Go from the first line to the line with "var TXT = '#222222';" and return those lines verbatim, ends included.

- - - - - - -

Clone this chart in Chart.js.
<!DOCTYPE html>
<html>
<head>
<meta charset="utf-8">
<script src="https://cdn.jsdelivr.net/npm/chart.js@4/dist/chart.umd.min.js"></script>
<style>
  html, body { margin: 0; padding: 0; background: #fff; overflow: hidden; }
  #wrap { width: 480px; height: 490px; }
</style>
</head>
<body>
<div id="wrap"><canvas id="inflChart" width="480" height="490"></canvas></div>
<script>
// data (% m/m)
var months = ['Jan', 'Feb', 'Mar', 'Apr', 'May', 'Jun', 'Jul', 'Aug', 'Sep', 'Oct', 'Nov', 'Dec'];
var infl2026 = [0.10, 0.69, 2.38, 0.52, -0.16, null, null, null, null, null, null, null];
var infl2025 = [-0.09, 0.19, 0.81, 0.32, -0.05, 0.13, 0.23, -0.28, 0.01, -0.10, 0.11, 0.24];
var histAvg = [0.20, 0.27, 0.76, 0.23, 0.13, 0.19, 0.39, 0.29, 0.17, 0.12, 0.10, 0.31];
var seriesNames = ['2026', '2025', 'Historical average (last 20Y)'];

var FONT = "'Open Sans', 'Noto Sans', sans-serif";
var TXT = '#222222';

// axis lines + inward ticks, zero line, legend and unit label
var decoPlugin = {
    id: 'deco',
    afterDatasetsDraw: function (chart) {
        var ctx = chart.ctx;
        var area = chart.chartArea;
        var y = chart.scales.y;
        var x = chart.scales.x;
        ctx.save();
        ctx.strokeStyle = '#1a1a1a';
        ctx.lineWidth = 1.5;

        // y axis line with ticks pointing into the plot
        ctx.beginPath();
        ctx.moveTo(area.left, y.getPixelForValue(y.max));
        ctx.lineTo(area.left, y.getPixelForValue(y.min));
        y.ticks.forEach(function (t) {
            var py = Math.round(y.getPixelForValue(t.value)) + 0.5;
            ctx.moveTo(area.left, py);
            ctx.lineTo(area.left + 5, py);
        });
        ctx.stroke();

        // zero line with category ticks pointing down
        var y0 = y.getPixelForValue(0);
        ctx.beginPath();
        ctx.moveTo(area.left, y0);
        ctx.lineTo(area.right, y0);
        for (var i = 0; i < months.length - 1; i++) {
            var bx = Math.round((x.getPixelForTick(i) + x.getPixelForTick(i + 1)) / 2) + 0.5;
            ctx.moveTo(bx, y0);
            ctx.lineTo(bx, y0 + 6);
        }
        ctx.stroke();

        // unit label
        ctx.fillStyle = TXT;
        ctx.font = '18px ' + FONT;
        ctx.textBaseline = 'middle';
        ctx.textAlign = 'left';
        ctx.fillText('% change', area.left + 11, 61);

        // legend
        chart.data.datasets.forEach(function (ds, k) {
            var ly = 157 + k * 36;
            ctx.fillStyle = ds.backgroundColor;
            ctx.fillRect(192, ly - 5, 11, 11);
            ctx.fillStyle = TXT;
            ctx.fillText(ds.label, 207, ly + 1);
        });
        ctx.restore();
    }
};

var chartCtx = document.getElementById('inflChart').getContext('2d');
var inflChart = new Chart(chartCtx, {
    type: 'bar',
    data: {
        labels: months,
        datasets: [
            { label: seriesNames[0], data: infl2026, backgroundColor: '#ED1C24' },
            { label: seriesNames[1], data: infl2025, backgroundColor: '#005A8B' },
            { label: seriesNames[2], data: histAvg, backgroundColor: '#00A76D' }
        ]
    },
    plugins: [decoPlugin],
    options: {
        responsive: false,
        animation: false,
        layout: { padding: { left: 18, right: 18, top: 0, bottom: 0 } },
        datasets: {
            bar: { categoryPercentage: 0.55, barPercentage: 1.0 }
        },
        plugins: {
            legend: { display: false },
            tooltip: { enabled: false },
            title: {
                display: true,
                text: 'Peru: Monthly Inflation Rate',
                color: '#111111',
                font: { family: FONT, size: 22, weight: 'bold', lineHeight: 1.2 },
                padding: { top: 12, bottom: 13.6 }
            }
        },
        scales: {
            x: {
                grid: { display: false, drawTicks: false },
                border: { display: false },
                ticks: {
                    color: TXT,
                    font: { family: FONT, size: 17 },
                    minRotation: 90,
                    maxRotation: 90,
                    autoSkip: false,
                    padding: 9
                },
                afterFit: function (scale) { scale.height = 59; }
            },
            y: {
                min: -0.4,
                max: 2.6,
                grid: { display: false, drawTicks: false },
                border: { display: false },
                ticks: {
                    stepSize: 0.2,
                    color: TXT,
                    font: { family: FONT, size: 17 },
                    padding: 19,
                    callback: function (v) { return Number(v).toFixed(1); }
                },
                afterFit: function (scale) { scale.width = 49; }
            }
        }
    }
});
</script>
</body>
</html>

- - - - - - -

### Finished exercise
Clone this chart in Chart.js.
<!DOCTYPE html>
<html>
<head>
<meta charset="utf-8">
<script src="https://cdn.jsdelivr.net/npm/chart.js@4/dist/chart.umd.min.js"></script>
<style>
  html, body { margin: 0; padding: 0; background: #fff; overflow: hidden; }
  #wrap { width: 480px; height: 490px; }
</style>
</head>
<body>
<div id="wrap"><canvas id="inflChart" width="480" height="490"></canvas></div>
<script>
// data (% m/m)
var months = ['Jan', 'Feb', 'Mar', 'Apr', 'May', 'Jun', 'Jul', 'Aug', 'Sep', 'Oct', 'Nov', 'Dec'];
var infl2026 = [0.10, 0.69, 2.38, 0.52, -0.16, null, null, null, null, null, null, null];
var infl2025 = [-0.09, 0.19, 0.81, 0.32, -0.05, 0.13, 0.23, -0.28, 0.01, -0.10, 0.11, 0.24];
var histAvg = [0.20, 0.27, 0.76, 0.23, 0.13, 0.19, 0.39, 0.29, 0.17, 0.12, 0.10, 0.31];
var seriesNames = ['2026', '2025', 'Historical average (last 20Y)'];

var FONT = "'Open Sans', 'Noto Sans', sans-serif";
var TXT = '#222222';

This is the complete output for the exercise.